There will be a different segment each day starting on Monday, July 20, 2015 on the early morning news.
Brittany is a parent of an 8 year old son, so she can relate to the challenges of parenting personally. She had some great questions about about children growing up too fast that I wanted to share:
When should we let kids have a cell phone?
Children really don’t need a cell phone until they are in 8th or 9th grade.
Waiting until they are responsible enough to have a phone also eliminates the challenges associated with social networking.
Although as adults we prefer to have the latest phone, it is not necessary for our children. It’s okay to get them a cell phone that is less expensive and simple. In time they can move up to a more trendy phone once they have proved they deserve it by taking care of their phone (not breaking, losing, or abusing it).
When should we let kids have their own car?
What do you think about taking kids to get a manicure/pedicure?
I think it is appropriate when they can purchase these things themselves.
Taking the responsibility to generate income and save money to buy a car or treat themselves to a manicure builds character, provides a sense of accomplishment and helps your child set goals for themselves.
Having a car or getting a pedicure/manicure are privileges and children need to understand and value the difference between needs and wants. When they pay for those privileges themselves they appreciate, take care of, and value them more.
Would we take our kids to get a massage?
Probably not because getting a massage is a luxury that people buy for themselves as a reward. So why are we taking them to get manicures/pedicures when more appropriate rewards can be just as fulfilling?
When we provide rewards that are extreme, we encourage our children to expect more and feel entitled.
Girls… growing up too fast?
When should they wear makeup, wear contacts, shave their legs?
Here is where we have a big influence on our child’s decision making; children are always looking at our actions and they want to follow in our footsteps.
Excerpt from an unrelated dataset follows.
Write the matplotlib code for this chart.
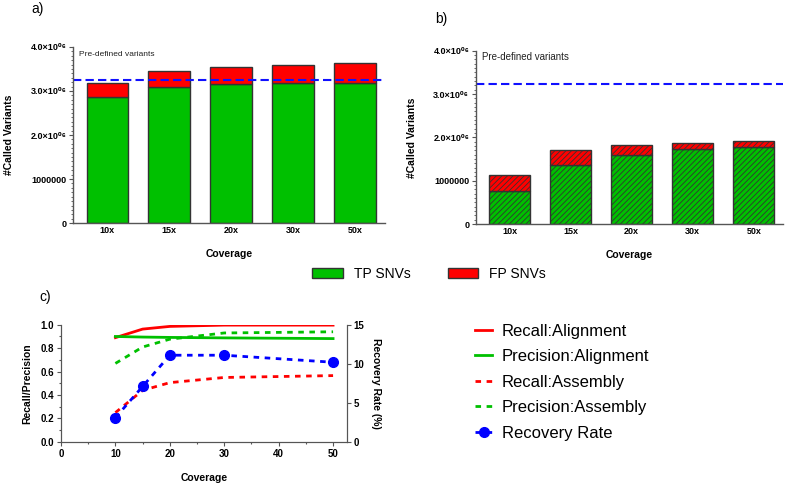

If they see mom or other women in the family or circle of friends wear excessive makeup then they are likely to want to start wearing makeup early. Each one of these questions are associated with physical necessity, social self-esteem, and self awareness.
In my experience, as a parent coach and previously as an early childhood educator, I discovered some commonalities around children’s behavior and maturity.
I’ve learned that children can be complicated or difficult to understand especially for older parents. After years of education and work, parents become disconnected with their own childhood and find it harder to relate to their young children.
Another difficulty is finding a good balance between parenting, mentoring, and guiding our children to become independent and responsible individuals.
If you are looking to reward your child give them love, compassion, respect, understanding and quality time. Focus on those core values and everything else should be secondary.